Ideal spawning conditions include low flow and warm temperatures (typically seen in other Queensland Melanotaenia species as well) .

==Conservation==

In the wild, the Running River rainbowfish is confined to a 13 km stretch of Running River (a tributary of the Burdekin River), isolated between two gorges. Large waterfalls that the fish cannot swim up also prevent the Running River rainbowfish from moving location. In August 2015, ecologists Peter Unmack and Michael Hammer discovered that large numbers of eastern rainbowfish had been introduced into the upper section of Running River, and were hybridising and introgressing with the Running River rainbowfish. Due to this hybridisation threat, the Australian Society for Fish Biology listed the Running River rainbowfish as critically endangered in September 2016.The classification was based on the IUCN criteria, but cannot be federally listed due to not yet being described.

Due to the fish's popularity among aquarium owners, clubs and enthusiasts were able to raise $12,000. That money was spent to go on trips to collect the 207 remaining wild Running rainbowfish to breed in captivity for eventual release back into the wild. Some of the collection methods included snorkeling and hand-netting.

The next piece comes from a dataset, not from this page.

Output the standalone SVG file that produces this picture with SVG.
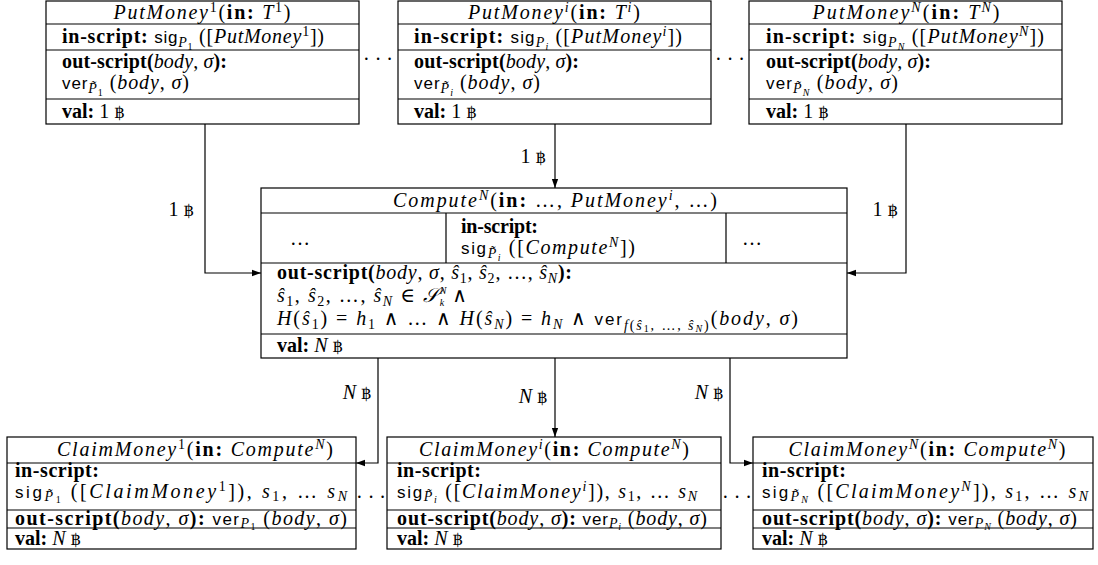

In August 2015, researchers from the University of Canberra and James Cook University began a captive breeding program using 'pure' Running River rainbowfish captured from the wild. By September 2016, they had bred 3,000 to 4,000 individuals. These captive-bred fish are being released into two nearby tributaries, Deception Creek and Puzzle Creek, at the Mount Zero-Taravale Wildlife Sanctuary, beginning in November 2016. The fish were protected by natural barriers including waterfalls to prevent other spices from entering the area and changing the genetics again. Monitoring was continued for two years after the initial release to ensure the population moved into available habitat and remained stable.

As of 2023 the captive breeding program has been declared a success with approximately 18 km of habitat being added to their range. There are now thriving captive populations in Australian Wildlife Conservancy (AWC)’s Mount Zero-Taravale Wildlife Sanctuary (Gugu Badhun country).The fish have since continued their wild reproduction and have numbers in the tens of thousands. The fish are still considered critically endangered in Queensland and Australia records.